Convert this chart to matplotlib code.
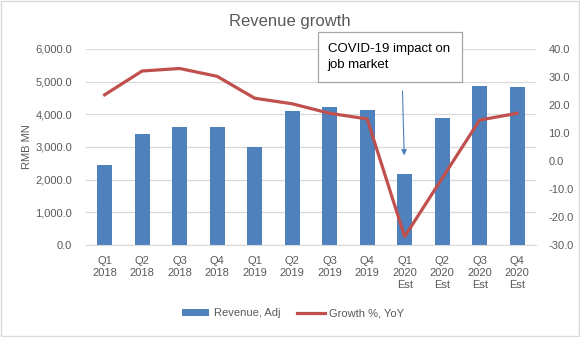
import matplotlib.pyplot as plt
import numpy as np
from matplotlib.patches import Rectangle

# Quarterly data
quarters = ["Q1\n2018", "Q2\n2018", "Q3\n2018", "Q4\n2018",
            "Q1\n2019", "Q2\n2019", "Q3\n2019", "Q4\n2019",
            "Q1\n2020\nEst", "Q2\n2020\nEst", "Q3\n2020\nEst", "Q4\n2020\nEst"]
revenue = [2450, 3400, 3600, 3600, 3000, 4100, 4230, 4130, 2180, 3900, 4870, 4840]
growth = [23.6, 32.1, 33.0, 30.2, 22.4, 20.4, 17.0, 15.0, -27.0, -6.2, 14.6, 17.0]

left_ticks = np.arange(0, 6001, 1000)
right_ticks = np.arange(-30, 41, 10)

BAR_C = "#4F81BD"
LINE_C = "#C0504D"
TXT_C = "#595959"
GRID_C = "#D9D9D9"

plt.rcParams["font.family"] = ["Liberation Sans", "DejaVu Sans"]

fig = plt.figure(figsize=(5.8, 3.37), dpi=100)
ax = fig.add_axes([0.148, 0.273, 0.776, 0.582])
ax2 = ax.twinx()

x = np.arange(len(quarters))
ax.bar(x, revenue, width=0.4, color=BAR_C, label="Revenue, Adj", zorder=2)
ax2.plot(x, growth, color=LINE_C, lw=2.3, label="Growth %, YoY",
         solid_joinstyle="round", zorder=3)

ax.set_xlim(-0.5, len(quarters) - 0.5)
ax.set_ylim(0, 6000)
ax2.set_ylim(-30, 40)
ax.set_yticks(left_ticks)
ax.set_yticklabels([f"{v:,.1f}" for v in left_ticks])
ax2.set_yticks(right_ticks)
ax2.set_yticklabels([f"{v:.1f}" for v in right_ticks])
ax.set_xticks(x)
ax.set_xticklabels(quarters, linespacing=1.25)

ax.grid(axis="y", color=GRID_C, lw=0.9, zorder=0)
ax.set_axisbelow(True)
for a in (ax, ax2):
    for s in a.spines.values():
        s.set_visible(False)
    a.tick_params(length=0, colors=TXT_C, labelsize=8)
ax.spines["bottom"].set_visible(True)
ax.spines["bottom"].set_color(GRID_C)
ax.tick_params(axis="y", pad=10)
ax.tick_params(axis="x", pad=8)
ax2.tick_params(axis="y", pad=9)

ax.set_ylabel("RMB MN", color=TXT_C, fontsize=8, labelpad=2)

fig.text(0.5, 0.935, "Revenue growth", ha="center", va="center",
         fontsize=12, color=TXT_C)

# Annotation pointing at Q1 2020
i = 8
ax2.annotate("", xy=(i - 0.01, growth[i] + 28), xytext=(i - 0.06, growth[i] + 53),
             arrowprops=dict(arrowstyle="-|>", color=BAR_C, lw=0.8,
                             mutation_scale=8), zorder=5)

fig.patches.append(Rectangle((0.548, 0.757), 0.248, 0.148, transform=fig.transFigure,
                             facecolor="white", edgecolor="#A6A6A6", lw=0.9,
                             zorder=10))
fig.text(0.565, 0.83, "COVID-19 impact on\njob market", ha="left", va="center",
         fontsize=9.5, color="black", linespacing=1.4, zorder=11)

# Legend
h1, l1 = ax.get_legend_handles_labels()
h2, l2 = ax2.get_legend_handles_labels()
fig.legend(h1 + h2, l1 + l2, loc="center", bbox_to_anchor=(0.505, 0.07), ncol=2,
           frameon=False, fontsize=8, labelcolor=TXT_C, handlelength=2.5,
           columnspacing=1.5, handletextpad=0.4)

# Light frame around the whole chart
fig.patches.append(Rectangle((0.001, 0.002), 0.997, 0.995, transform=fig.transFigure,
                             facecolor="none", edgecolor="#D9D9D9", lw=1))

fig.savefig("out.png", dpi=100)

***

* [BRIEF]: Omitting all pictures, restate exactly the lines of the material from its start through the line that contains "from matplotlib.patches import Rectangle".

* [WRITTEN RESPONSE]:
Convert this chart to matplotlib code.
import matplotlib.pyplot as plt
import numpy as np
from matplotlib.patches import Rectangle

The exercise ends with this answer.